À cette même période mon Inconscient était pris par la découverte de l’archétype de la Vierge Noire, et je passais le plus clair de mon temps autour de Notre Dame, au bord du fleuve, comme au bord de ma propre mélancolie. Par chance, ce Paris-là, comme Parisis, s’est dévoilé à moi avec son sens alchimique et symbolique, puis peu à peu, mon attachement presque excessif à ces lieux est devenu intelligible. Cela m’est devenu évident que ces lieux historiques du culte païen de la grande déesse incarnaient pour moi la quête du féminin sacré, et les étapes de la transformation intérieure qui sont inscrits jusque dans les pierres de la cathédrale, me donnaient sans doute cette impression d’un dialogue spontané avec la ville et ses strates du temps. Ainsi, la sensation de la solidité que j’embrassais à chaque fois lorsque je sentais le chaos s’approcher de mon cœur, avant et après les deuils, les guerres, les déceptions, était en vérité mon cercle de protection magique, mon sens de l’harmonie et de l’appartenance à quelque chose de plus grand, qui se manifestait dans mes circumambulations photographiques.

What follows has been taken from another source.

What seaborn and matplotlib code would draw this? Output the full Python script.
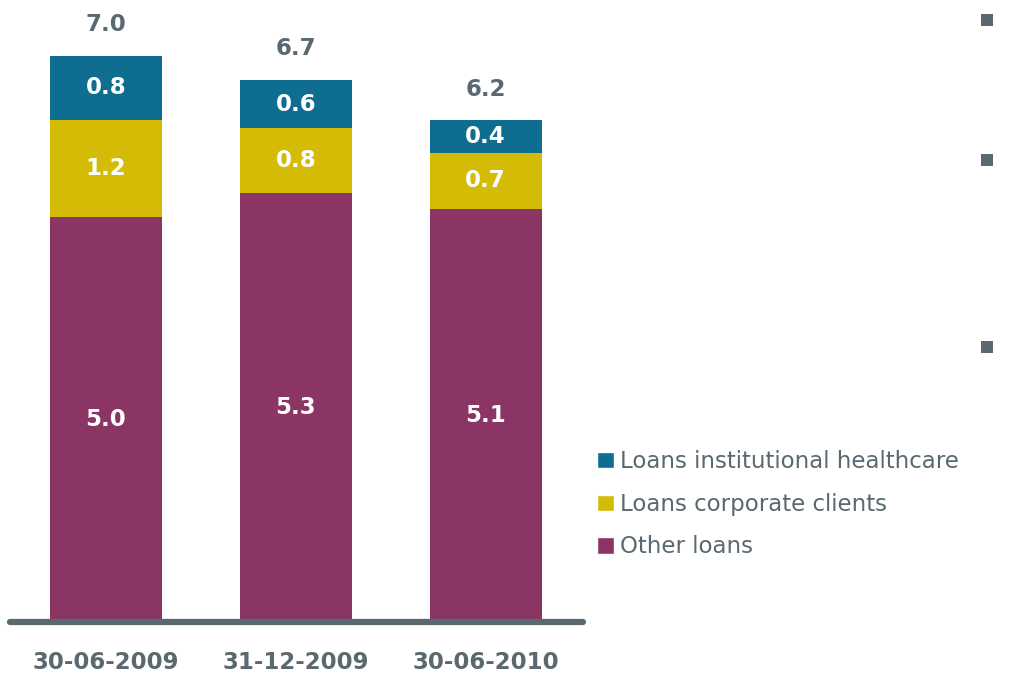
import matplotlib
matplotlib.use("Agg")
import matplotlib.pyplot as plt
from matplotlib.patches import Patch, Rectangle
import seaborn as sns
import pandas as pd
import numpy as np

categories = ["30-06-2009", "31-12-2009", "30-06-2010"]
other_loans = [5.0, 5.3, 5.1]
corporate = [1.2, 0.8, 0.7]
healthcare = [0.8, 0.6, 0.4]
totals = [7.0, 6.7, 6.2]
series_names = ["Loans institutional healthcare", "Loans corporate clients", "Other loans"]

C_TEAL = "#0f6e8f"
C_YELLOW = "#d4bb06"
C_PURPLE = "#8a3563"
C_GRAY = "#5a6870"

sns.set_theme(style="white")
plt.rcParams["font.family"] = ["DejaVu Sans"]

fig = plt.figure(figsize=(10.13, 6.73), dpi=100)
ax = fig.add_axes([10 / 1013, 51 / 673, 573 / 1013, 615 / 673])

cum1 = np.array(other_loans)
cum2 = cum1 + np.array(corporate)
cum3 = cum2 + np.array(healthcare)

df = pd.DataFrame({"cat": categories, "c1": cum1, "c2": cum2, "c3": cum3})
w = 112 / 190
sns.barplot(data=df, x="cat", y="c3", color=C_TEAL, width=w, saturation=1, linewidth=0, ax=ax)
sns.barplot(data=df, x="cat", y="c2", color=C_YELLOW, width=w, saturation=1, linewidth=0, ax=ax)
sns.barplot(data=df, x="cat", y="c1", color=C_PURPLE, width=w, saturation=1, linewidth=0, ax=ax)

ax.set_xlim(-0.505, 2.513)
ax.set_ylim(0, 7.6)
ax.set_xlabel("")
ax.set_ylabel("")
ax.set_yticks([])
for s in ax.spines.values():
    s.set_visible(False)
ax.axhline(0, color=C_GRAY, lw=4.5, solid_capstyle="round", clip_on=False, zorder=5)
ax.tick_params(axis="x", length=0, pad=21, labelsize=16.5, labelcolor=C_GRAY)
for t in ax.get_xticklabels():
    t.set_fontweight("bold")

LBL = 16.5
for i in range(len(categories)):
    ax.text(i, cum1[i] / 2, f"{other_loans[i]:.1f}", ha="center", va="center",
            color="white", fontsize=LBL, fontweight="bold")
    ax.text(i, (cum1[i] + cum2[i]) / 2, f"{corporate[i]:.1f}", ha="center", va="center",
            color="white", fontsize=LBL, fontweight="bold")
    ax.text(i, (cum2[i] + cum3[i]) / 2, f"{healthcare[i]:.1f}", ha="center", va="center",
            color="white", fontsize=LBL, fontweight="bold")
    ax.annotate(f"{totals[i]:.1f}", (i, cum3[i]), xytext=(0, 14), textcoords="offset points",
                ha="center", va="bottom", color=C_GRAY, fontsize=LBL, fontweight="bold")

handles = [Patch(facecolor=C_TEAL), Patch(facecolor=C_YELLOW), Patch(facecolor=C_PURPLE)]
leg = fig.legend(handles, series_names, loc="upper left",
                 bbox_to_anchor=(597 / 1013, 1 - 450 / 673), frameon=False,
                 fontsize=16.5, handlelength=0.72, handleheight=0.72, handletextpad=0.3,
                 labelspacing=0.86, borderpad=0, borderaxespad=0)
for t in leg.get_texts():
    t.set_color(C_GRAY)

for yc in [20, 160, 347]:
    fig.add_artist(Rectangle((981 / 1013, 1 - (yc + 6) / 673), 12 / 1013, 12 / 673,
                             transform=fig.transFigure, facecolor=C_GRAY, edgecolor="none"))

fig.savefig("out.png", dpi=100)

Jean avait aimé le résultat, il en a choisi quelques-unes, qui ne sont pas présentées ici, et m’a gratifié de sa reconnaissance. Mais curieusement, il ne m’a jamais vraiment posé la question-leitmotiv de son ouvrage. Peut-être voyait-il déjà, bien avant moi-même, que j’étais au centre de cette consolation qui se trouvait-là, sous mes yeux, et dont je conserve toujours les empreintes, en guise de révélation.